Former Formula 1 driver and current DTM boss Gerhard Berger has gone a step further from Todt's suggestions, however. He reckons that F1 needs to make a choice between either never racing in the rain at all or pushing on when the conditions might be far less than ideal. "I have no sympathy for this to be honest," he said about the Spa controversy. "My opinion is: you have to decide beforehand if you want to have races in the rain or not. In America [on ovals] they have decided to have no wet races, which is fine and everybody knows it. But Formula 1 used to have them and we race in the rain as well in DTM.
"Motorsport is dangerous and yes, it is difficult in terms of visibility, but if you decide in favour of rain races then this is what you have to deal with. When it is slippery or when you have a lot of water, you just have to reduce your speed. That is part of our game. Maybe in the end it was very bad at Spa, but in the beginning I didn't see any reason why there shouldn't be a wet race going on."
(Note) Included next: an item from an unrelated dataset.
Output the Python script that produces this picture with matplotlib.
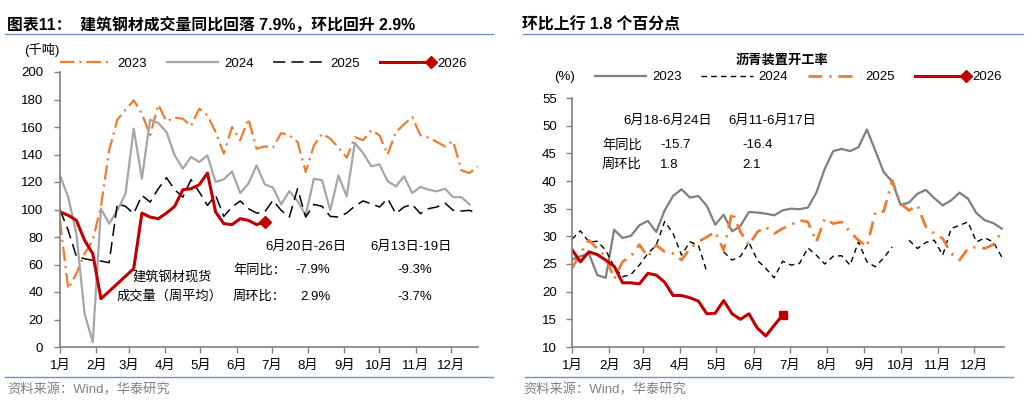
import numpy as np
import matplotlib
matplotlib.use("Agg")
import matplotlib.pyplot as plt
from matplotlib.lines import Line2D
from matplotlib.legend_handler import HandlerLine2D

plt.rcParams['font.family'] = ['Liberation Sans', 'Noto Sans CJK SC', 'DejaVu Sans']

# ---------------- 数据：建筑钢材成交量（千吨，周平均） ----------------
steel_2023 = [92, 42.4, 53.3, 67.9, 77.6, 102.3, 143, 165.3, 172.6, 179.4, 169.7, 154,
              176.2, 164.1, 166.8, 166, 160.7, 173.3, 168.5, 156.3, 140.6, 160, 150.3,
              166, 144.2, 145.9, 145, 155.6, 154, 149.1, 127.3, 146.6, 155.1, 151.5,
              145, 137.7, 152.7, 150.3, 157.6, 154, 139.9, 156.3, 161.9, 167.3, 154,
              152.2, 149.1, 145.9, 149.8, 128.5, 126.5, 131.4]
steel_2024 = [124.8, 109, 82.4, 24.2, 3.6, 100.6, 89.7, 99.4, 111.5, 158.8, 122.4, 165.3,
              162.9, 156.3, 139.4, 129.7, 138.2, 134.5, 139.4, 120, 121.9, 127.7, 112,
              118.8, 132.1, 118.3, 115.9, 103.7, 113.4, 106.2, 95.8, 122.4, 121.2, 99.4,
              124.8, 109.6, 148.4, 141.1, 131.4, 132.8, 120.7, 116.8, 124.1, 112, 116.4,
              114.4, 113.2, 115.1, 109, 109, 103.7]
steel_2025 = [99.9, 84.8, 65.9, 64.2, 63, 62.5, 61.3, 104.2, 102.3, 97, 110.3, 105.4,
              115.1, 123.1, 114.4, 109, 121.7, 112.7, 103, 110.3, 95, 101.8, 106.2,
              100.6, 97.4, 98.2, 106.7, 99.4, 94.5, 115.1, 94.5, 103.7, 102.3, 95, 94.5,
              97.4, 102.5, 106.2, 104.2, 101.8, 107.9, 97, 101.8, 103.7, 97, 100.6,
              101.8, 104.7, 99.4, 98.9, 99.4, 97]
steel_2026 = [98.2, 95.8, 92.1, 77.6, 67.9, 35.1, 40.5, 46, 51.5, 57, 97.4, 94.5, 93.3,
              97.4, 102.3, 114.4, 115.1, 118, 126.5, 98.2, 89.7, 89, 93.3, 92.1, 89, 90.9]

# ---------------- 数据：沥青装置开工率（%） ----------------
asph_2023 = [25.8, 26.4, 26.9, 23, 22.5, 31.2, 29.7, 30.1, 32, 32.8, 30.8, 34.7, 37.3,
             38.5, 37, 37.3, 35.5, 32.1, 33.9, 30.9, 31.9, 34.4, 34.3, 34.1, 33.8, 34.7,
             35, 34.9, 35.2, 37.9, 42.2, 45.4, 45.8, 45.4, 46.1, 49.3, 45.5, 41.6, 39.9,
             35.7, 36.1, 37.7, 38.4, 36.9, 35.6, 36.5, 37.9, 36.8, 34.2, 32.9, 32.4, 31.4]
asph_2024 = [29.5, 31, 29, 29.1, 27.5, 24.5, 22.7, 23.1, 24.8, 26.9, 28.4, 32.7, 30.5,
             26.6, 29, 28.4, 23.6, np.nan, 27.2, 25.7, 26.4, 28.9, 25.7, 24.2, 22.5, 25.5,
             24.8, 25.1, 27.9, 26.6, 25, 26.4, 26.5, 24.8, 29, 25.4, 24.5, 26.1, 28.1,
             np.nan, 29.3, 27.8, 28.9, 29.3, 26.6, 31.4, 32, 32.6, 29, 29.7, 29, 26.3]
asph_2025 = [24.2, 26.9, 29.3, 27.8, 26.3, 22.3, 25.4, 26.4, 28.5, 26.3, 28.4, 27.2, 26.9,
             25.7, 27.8, 29, 29.9, 30.8, 27.5, 34.4, 30.8, 28.4, 30.8, 31.7, 30.5, 31.4,
             32.1, 32.9, 32.6, 29, 33.2, 32.3, 32.6, 30.8, 29.3, 28.1, 34.4, 34.5, 40.1,
             35.9, 34.7, 35.6, 31.7, 30.5, 29.6, 26.9, 25.7, 27.8, 28.1, 27.8, 28.5, 30.8]
asph_2026 = [27.6, 25.4, 27.2, 26.7, 25.7, 24.6, 21.6, 21.6, 21.4, 23.3, 23, 21.7, 19.3,
             19.3, 18.9, 18.3, 16, 16.1, 18.4, 16, 15, 16, 13.4, 12, 13.9, 15.8]

month_days = [0, 31, 59, 90, 120, 151, 181, 212, 243, 273, 304, 334]
month_labels = ['1月', '2月', '3月', '4月', '5月', '6月', '7月', '8月', '9月', '10月', '11月', '12月']

ORANGE = '#ED7D31'
RED = '#C00000'
BLUE = '#6E93C2'
W, H = 1030, 403


def days(vals):
    return np.arange(len(vals)) * 7


def px(x, y):
    return x / W, 1 - y / H


class EndMarkerHandler(HandlerLine2D):
    # 图例：线段末端带菱形
    def create_artists(self, legend, orig_handle, xdescent, ydescent, width, height, fontsize, trans):
        y = height / 2 - ydescent
        x0, x1 = -xdescent, width - xdescent
        line = Line2D([x0, x1], [y, y], color=orig_handle.get_color(),
                      lw=orig_handle.get_linewidth())
        mk = Line2D([x1], [y], marker='D', markersize=orig_handle.get_markersize(),
                    color=orig_handle.get_color(), lw=0)
        line.set_transform(trans)
        mk.set_transform(trans)
        return [line, mk]


def style_axes(ax, ypad):
    for s in ['top', 'right']:
        ax.spines[s].set_visible(False)
    for s in ['left', 'bottom']:
        ax.spines[s].set_color('#808080')
        ax.spines[s].set_linewidth(1.2)
    ax.tick_params(axis='both', direction='out', length=4, width=1, color='#808080',
                   labelsize=9.5, labelcolor='black')
    ax.tick_params(axis='y', pad=ypad)
    ax.tick_params(axis='x', pad=5)
    ax.set_xticks(month_days)
    ax.set_xticklabels(month_labels)


fig = plt.figure(figsize=(W / 100, H / 100), dpi=100)

# ================= 左图 =================
ax1 = fig.add_axes([60 / W, 1 - 347 / H, 418.3 / W, 275 / H])
l23, = ax1.plot(days(steel_2023), steel_2023, color=ORANGE, lw=1.6, dashes=(6.5, 2.2, 1, 2.2))
l24, = ax1.plot(days(steel_2024), steel_2024, color='#A6A6A6', lw=1.6)
l25, = ax1.plot(days(steel_2025), steel_2025, color='black', lw=1.1, dashes=(8, 4))
l26, = ax1.plot(days(steel_2026), steel_2026, color=RED, lw=2.2)
ax1.plot(days(steel_2026)[-1:], steel_2026[-1:], marker='D', color=RED, markersize=6, lw=0)
ax1.set_ylim(0, 200)
ax1.set_yticks(range(0, 201, 20))
ax1.set_xlim(0, 357.5)
style_axes(ax1, 8)

h26 = Line2D([], [], color=RED, lw=2.2, markersize=6)
ax1.legend([l23, l24, l25, h26], ['2023', '2024', '2025', '2026'], ncol=4,
           frameon=False, fontsize=9.5, handlelength=3.9, handletextpad=0.45,
           columnspacing=1.5, loc='center left', bbox_to_anchor=(-0.013, 1.03),
           borderaxespad=0, handler_map={h26: EndMarkerHandler()})

# ================= 右图 =================
ax2 = fig.add_axes([572 / W, 1 - 347 / H, 431.5 / W, 249 / H])
r23, = ax2.plot(days(asph_2023), asph_2023, color='#7F7F7F', lw=1.6)
r24, = ax2.plot(days(asph_2024), asph_2024, color='black', lw=1.0, dashes=(4, 3))
r25, = ax2.plot(days(asph_2025), asph_2025, color=ORANGE, lw=2.0, dashes=(5, 2.5, 0.8, 2.5))
r26, = ax2.plot(days(asph_2026), asph_2026, color=RED, lw=2.2)
ax2.plot(days(asph_2026)[-1:], asph_2026[-1:], marker='s', color=RED, markersize=6, lw=0)
ax2.set_ylim(10, 55)
ax2.set_yticks(range(10, 56, 5))
ax2.set_xlim(0, 358.5)
style_axes(ax2, 7)

g26 = Line2D([], [], color=RED, lw=2.2, markersize=6)
ax2.legend([r23, r24, r25, g26], ['2023', '2024', '2025', '2026'], ncol=4,
           frameon=False, fontsize=9.5, handlelength=3.9, handletextpad=0.45,
           columnspacing=1.5, loc='center left', bbox_to_anchor=(0.04, 1.083),
           borderaxespad=0, handler_map={g26: EndMarkerHandler()})

# ================= 标题、线条、文字 =================
fig.text(*px(7, 25), '图表11：  建筑钢材成交量同比回落 7.9%，环比回升 2.9%',
         fontsize=11.4, fontweight='bold', va='center', ha='left')
fig.text(*px(522, 25), '环比上行 1.8 个百分点',
         fontsize=11.4, fontweight='bold', va='center', ha='left')
for x0, x1, y in [(5, 493, 34), (523, 1023, 34), (5, 493, 377), (525, 1013, 377)]:
    fig.add_artist(Line2D([x0 / W, x1 / W], [1 - y / H, 1 - y / H], color=BLUE, lw=1))

fig.text(*px(7, 390), '资料来源：Wind，华泰研究', fontsize=9.5, color='#808080', va='center')
fig.text(*px(523, 390), '资料来源：Wind，华泰研究', fontsize=9.5, color='#808080', va='center')

fig.text(*px(24, 50), '(千吨)', fontsize=9.5, va='center')
fig.text(*px(554, 77), '(%)', fontsize=9.5, va='center')
fig.text(*px(782, 60), '沥青装置开工率', fontsize=9.5, fontweight='bold', va='center', ha='center')

# 左图注释
fig.text(*px(265, 247), '6月20日-26日', fontsize=9.5, va='center')
fig.text(*px(370, 247), '6月13日-19日', fontsize=9.5, va='center')
fig.text(*px(233, 270), '年同比：', fontsize=9.5, va='center')
fig.text(*px(233, 297), '周环比：', fontsize=9.5, va='center')
fig.text(*px(295, 270), '-7.9%', fontsize=9.5, va='center')
fig.text(*px(300, 297), '2.9%', fontsize=9.5, va='center')
fig.text(*px(397, 270), '-9.3%', fontsize=9.5, va='center')
fig.text(*px(397, 297), '-3.7%', fontsize=9.5, va='center')
fig.text(*px(172, 278), '建筑钢材现货', fontsize=9.5, va='center', ha='center')
fig.text(*px(170, 296), '成交量（周平均）', fontsize=9.5, va='center', ha='center')

# 右图注释
fig.text(*px(623, 121), '6月18-6月24日', fontsize=9.5, va='center')
fig.text(*px(728, 121), '6月11-6月17日', fontsize=9.5, va='center')
fig.text(*px(602, 145), '年同比', fontsize=9.5, va='center')
fig.text(*px(602, 165), '周环比', fontsize=9.5, va='center')
fig.text(*px(660, 145), '-15.7', fontsize=9.5, va='center')
fig.text(*px(660, 165), '1.8', fontsize=9.5, va='center')
fig.text(*px(742, 145), '-16.4', fontsize=9.5, va='center')
fig.text(*px(742, 165), '2.1', fontsize=9.5, va='center')

fig.savefig('out.png', dpi=100)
"Starts behind the safety car are the same thing for me," Berger continued. "I don't agree. You should have standing starts, also in the rain. For me, that is less dangerous as you approach the first corner with less speed. With a flying start you have more water and less visibility. Just do two laps behind the safety car and then have a standing start."
This brings the question of whether Formula 1 should even be racing in the wet in the first place. There are several series' in the world where races are cancelled if it's clear that it's going to be fully wet conditions, especially those that race on ovals. Wet races can be very unsafe due to the lack of visibility and very slippery conditions, but in the wetter countries in Europe and Asia that Formula 1 tends to run in trying to avoid wet races is nigh-on impossible. Perhaps Jean Todt is right in that future F1 cars need to be better designed to run in the wet? Perhaps Gerhard Berger is also right in that F1 needs to make a choice between just not running in the wet at all or pushing on even if the conditions are very bad? I guess that this all comes down to personal opinion in the end...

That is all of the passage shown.